To answer that question for all the products identified by major U.S. trading partners, we looked at the detailed data and identified those products that consumed corrugated (e.g., food, personal care items, etc.). These packageable goods are estimated to amount to $14 billion of the total $59.4 billion of 2017 exports, and the tariffs have the potential to erode the sales of boxmakers supplying packaging for the identified products. As shown at the bottom of the table above, they amount to nearly one-quarter of all the goods covered by the proposed retaliatory tariffs.

Unsurprisingly, Canada, our largest trading partner, has identified the greatest amount of packageable goods, $6.4 billion.

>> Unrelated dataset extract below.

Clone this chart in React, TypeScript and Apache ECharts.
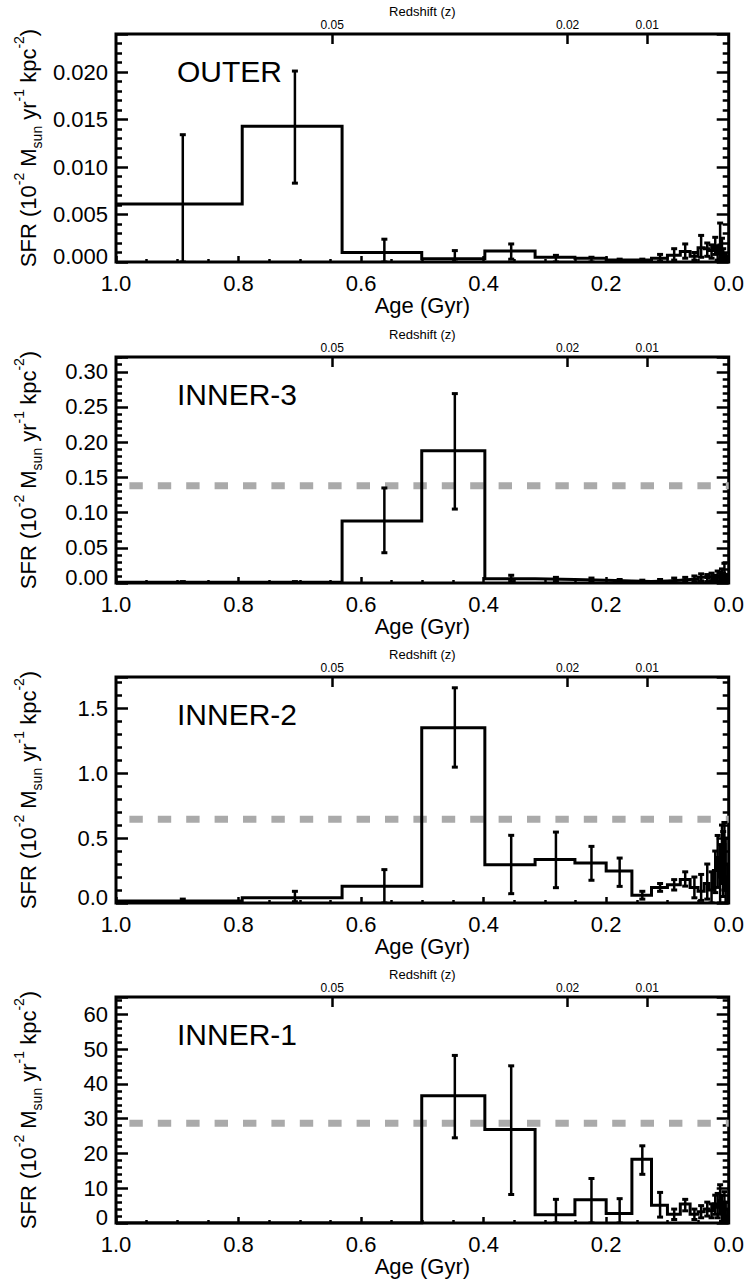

The largest category of Canadian trade items are prepared foods, including bakery goods and personal care items, and include $1 billion of converted paper products, mainly toilet paper.

China has proposed tariffs on a set of nondurable goods, of which they imported $3.3 billion worth in 2017. High on the list of packageable goods were $1.2 billion of seafood products and $713 million of meat products. Fruit, vegetables, and tree nuts amounted to $567 million and, if the tariffs are implemented, they will have a major impact on packaging demand in California and other states in the west. Exports of wine, whiskey, and other alcoholic beverages are another targeted sector, as are tobacco products, of which China imported $163 million last year.

Mexico has targeted meat, cheese, prepared foods, and fresh produce for tariffs on goods worth $2.7 billion.

Finally, the EU has targeted packageable goods totaling 41 percent of its total package of retaliatory tariffs. Half of that total is aimed at fruits, vegetables, and nuts.

The stakes to settle the current trade disputes and achieve a fair balance of trade conditions without prohibitive tariffs are high, since the economic impact of reduced or more expensive trade will be harmful to all in the global economy.